You had probably one of the last florida experiences like that.

I know the look in Daddy’s eyes when he was talking about how it used to be. Plant City was Mayberry; the Everglades, he just said it was paradise.

What was the music you were listening to when you were growing up?

Well Daddy, before he made it as an entertainer, he was a staff songwriter. He would bring in the popular music of the day, both country and pop, because they would be writing songs for the big artists. A lot of people that we think of as a country artists were actually crossover artists. So I grew up on our stereo with Patsy Cline, Everly Brothers, and he had songs recorded by both of them. There was Johnny Cash, Loretta Lynn, the Beatles.

How did you start writing your own music?

Well, because I grew up around songwriters I really thought everybody wrote songs. I really did. I didn’t know people didn’t write songs. So I never was afraid of it, and I just started making up songs as a little girl. Daddy had a different way, his way of writing and there’s probably other people out there like this but not everybody. Daddy would work on something just while he was walking around the house, driving around in the car. He would be singing the song over and over to himself, making it up in his head before he sat down and committed it to paper.

Did your Dad give you advice about how to go about writing songs?

One of the first things I remember him telling me as a singer, was he got a kick out of the fact I could mimic people. But long term he said that was not the way to go. He said, “you gotta sing like you sing, you can’t copy other people.”

Your dad dropped out of UF to pursue music, was he surprised when you did the same in Tennessee?

I don’t think he was surprised. I’ve said it many times, I wish I’d finished school. That’s one of my few bigger regrets, I wish I hadn’t been in that big of a hurry. However, I got a lot of great experience just getting out there and doing it. You really have to do both but it wouldn’t have hurt me to stay in school for three more years.


Put Yourself in My Place was a big break in 1991, I didn’t notice until I listened to it today but a lot of it sounds like old folk music…

Yeah, it’s funny because I’ll tell you what I set out to do. I set out to make a more traditional country record but I can’t do anything just straight. I did have folk and folk country. If you think about early Crystal Gayle or Doc Williams, there’s a lot of folk in that. A lot of late 60s and early 70s country had folk in it. Oh gosh, it’s so fun to talk about the roots.

This is not a music question…I was just curious, how many pairs of cowboy boots do you have? Do you have a favorite pair?

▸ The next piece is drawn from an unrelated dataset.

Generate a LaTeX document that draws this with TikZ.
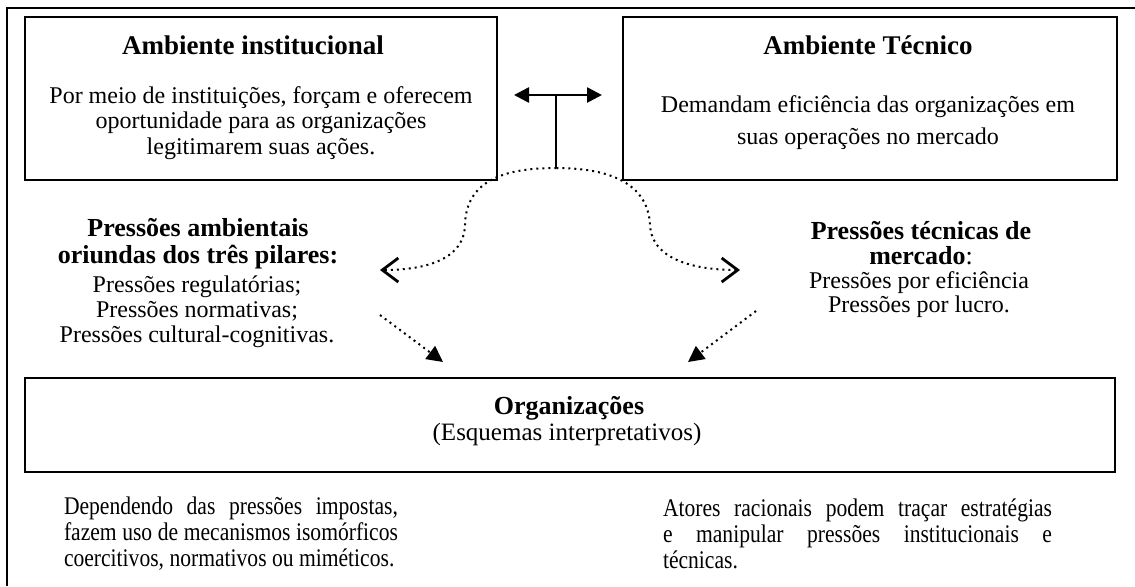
\documentclass[tikz,border=0pt]{standalone}
\usepackage{fontspec}
\setmainfont{Liberation Serif}
\newfontfamily\narrowfont{Liberation Serif}[FakeStretch=0.85]
\usepackage{tikz}
\usetikzlibrary{arrows.meta,positioning,calc}
\tikzstyle{envbox}=[draw,line width=1pt,minimum width=236pt,minimum height=81.5pt,inner sep=0pt]
\hyphenpenalty=10000

\begin{document}
\begin{tikzpicture}[
  x=0.5pt, y=-0.5pt,
  every node/.style={inner sep=0pt, align=center},
  title/.style={font=\fontsize{13.5}{13.5}\selectfont\bfseries},
  press/.style={font=\fontsize{13}{13.5}\selectfont\bfseries},
  body/.style={font=\fontsize{12}{12.75}\selectfont},
  note/.style={font=\narrowfont\fontsize{12.7}{13}\selectfont, align=justify},
  dots/.style={dotted, line width=1pt},
  push/.style={dots, -{Triangle[length=8pt,width=8pt]}},
  swerve/.style={dots, -{Straight Barb[length=8pt,width=12pt,line width=0.4pt 1]}}
]
\useasboundingbox (0,0) rectangle (1135,586);

% frame
\draw[line width=1pt] (1135,8) -- (7,8) -- (7,586);

% the two environments
\node[envbox] (inst) at (261,98.5) {};
\node[envbox, minimum width=247pt, right=62pt of inst] (tec) {};
\node[title] (instname) at (253,45) {Ambiente institucional};
\node[body] (insttext) at (261,123)
  {Por meio de instituições, forçam e oferecem\\
   oportunidade para as organizações\\
   legitimarem suas ações.};
\node[title] (tecname) at (868,45) {Ambiente Técnico};
\node[body, font=\fontsize{12}{16}\selectfont] (tectext) at (868,123)
  {Demandam eficiência das organizações em\\
   suas operações no mercado};

% pressures
\node[press] (instpress) at (198,244)
  {Pressões ambientais\\oriundas dos três pilares:};
\node[body, font=\fontsize{12}{12.5}\selectfont] (instlist) at (197,312)
  {Pressões regulatórias;\\Pressões normativas;\\Pressões cultural-cognitivas.};
\node[press, font=\fontsize{13}{12.5}\selectfont\bfseries] (tecpress) at (921,243)
  {Pressões técnicas de\\mercado{\mdseries:}};
\node[body, font=\fontsize{12}{12}\selectfont] (teclist) at (919,295)
  {Pressões por eficiência\\Pressões por lucro.};

% organizations
\node[envbox, minimum width=545pt, minimum height=47pt,
  below=98pt of inst.south west, anchor=north west] (org) {};
\node[font=\fontsize{13}{13}\selectfont\bfseries] (orgname) at (569,408) {Organizações};
\node[font=\fontsize{12.5}{12.5}\selectfont] (orgsub) at (567,434)
  {(Esquemas interpretativos)};

\node[note, text width=167pt] (isonote) at (231,534)
  {Dependendo das pressões impostas,\linebreak
   fazem uso de mecanismos isomórficos\linebreak
   coercitivos, normativos ou miméticos.};
\node[note, text width=194.5pt] (ratnote) at (857.5,534)
  {Atores racionais podem traçar estratégias\linebreak
   e manipular pressões institucionais e\linebreak
   técnicas.};

% connectors
\draw[line width=1.3pt,
  {Triangle[length=7.5pt,width=7.5pt]}-{Triangle[length=7.5pt,width=7.5pt]},
  shorten <=8pt, shorten >=10pt]
  ([yshift=1.75pt]inst.east) -- ([yshift=1.75pt]tec.west) coordinate[pos=0.47] (mid);
\coordinate (arch) at ($(mid)+(0,73)$);
\draw[line width=0.8pt] (mid) -- (arch);

\coordinate (instend) at (380,270);
\coordinate (tecend) at (740,270);
\draw[swerve] (arch) .. controls (505,168) and (466,180) .. (465,225)
  .. controls (464,262) and (420,270) .. (instend);
\draw[swerve] (arch) .. controls (603,168) and (648,180) .. (650,225)
  .. controls (652,262) and (700,270) .. (tecend);

\coordinate (instfrom) at (380,315);
\coordinate (instto) at (443,362);
\coordinate (tecfrom) at (756,311);
\coordinate (tecto) at (688,362);
\draw[push] (instfrom) -- (instto);
\draw[push] (tecfrom) -- (tecto);

\end{tikzpicture}
\end{document}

Not as many as you’d think. I’ve always had a rose motif in a lot my albums, on every album there’s a rose song and I don’t know why. I’ve got a black pair with beautiful red roses on it and then I’ve got a black pair with little white hearts that I wore on the cover of my All this Love album. Those are two of my favorites. I used to really stomp around on stage in the boots but I think the older I got and as mature women we fill out a little bit, I started getting into the heels to make me look taller. If somebody would make a pair of really bitchin’ high-heeled cowboy boots, I’d be real happy.

What music have you been listening to of late? What are you looking forward to as an artist?

I’m mentoring a few young acts. I like to go back through the archives of old music and listen all kinds of decades of music and try to help them find material. Please don’t just cover stuff that’s on the radio now. In classical music they’ve gotta go all the way back to Beethoven. In blues music they’re listening to Muddy Waters. In jazz music they’re listening to Miles Davis. Country music is one of the few genres where people just get hung up. I’m flattered that a lot of kids are pulling from my era, the 1990s, but I want people to know about Mel Tillis and I want them to go back to Merle Haggard. Just dig deep.